Il Papa evoca la figura di San Martino: «il suo gesto di dividere il mantello con il povero è molto più che un’opera di carità: è l’immagine di Chiesa verso cui tendere, è ciò che la Chiesa di Ungheria può portare come profezia nel cuore dell’Europa: misericordia e prossimità».
Infine Francesco richiama alla memoria la figura del grande cardinale Mindszenty, il quale credeva «nella potenza della preghiera». Infatti «le risposte vengono dal Signore e non dal mondo, dal tabernacolo e non dal computer». E poi un ricordo personale: «Non posso dimenticare la testimonianza coraggiosa e paziente delle Suore ungheresi della Società di Gesù, che incontrai in Argentina dopo che avevano lasciato l’Ungheria durante la persecuzione religiosa. Erano donne di testimonianza. Mi hanno fatto tanto bene».
Il viaggio e il programma
Papa Francesco è partito da Roma con un vettore ITA Airways poco dopo le 8. Durante il volo ha, come di consueto, ringraziato e salutato uno ad uno i cronisti al seguito. Ad una giornalista polacca che gli ha chiesto cosa pensasse di chi accusa san Giovanni Paolo II di comportamenti impropri, ha risposto “hanno fatto una cretinata”. Al suo arrivo all’Aeroporto Internazionale Ferenc Liszt di Budapest Francesco è stato accolto dal Vice-Primo Ministro Zsolt Semjén. Due bambini in abito tradizionale gli hanno offerto il pane e il sale. Quindi, il trasferimento al Palazzo Sándor per la Cerimonia di Benvenuto, la visita di cortesia alla Presidente della Repubblica Katalin Novák e l’incontro con il Primo Ministro Viktor Orbán. Nell’ex Monastero Carmelitano, sede del premier, l’Incontro con le Autorità, la Società Civile e il Corpo Diplomatico.
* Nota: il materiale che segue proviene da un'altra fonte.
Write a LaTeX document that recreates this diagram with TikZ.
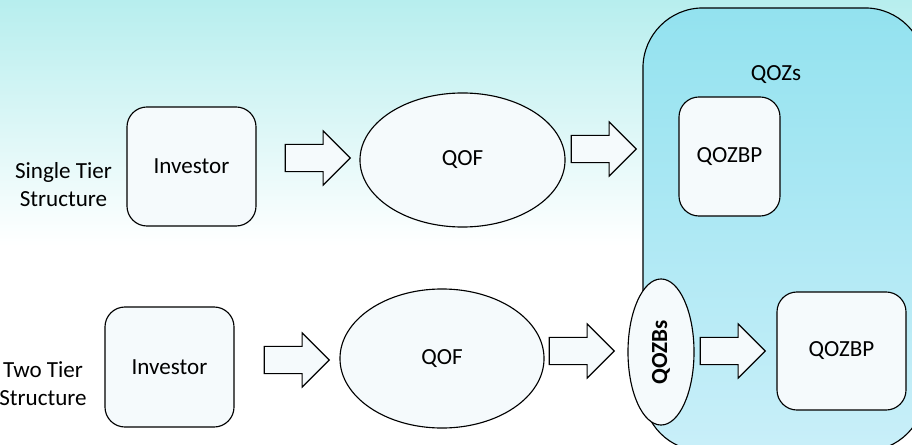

Nel libro d’onore di Palazzo Sandor Francesco ha riassunto, in poche righe, il programma del suo viaggio. “Giungo come pellegrino e amico in Ungheria, Paese ricco di storia e di cultura; da Budapest, città dei ponti e dei santi, penso all’Europa intera e prego perché, unita e solidale, sia anche ai nostri giorni casa di pace e profezia di accoglienza”.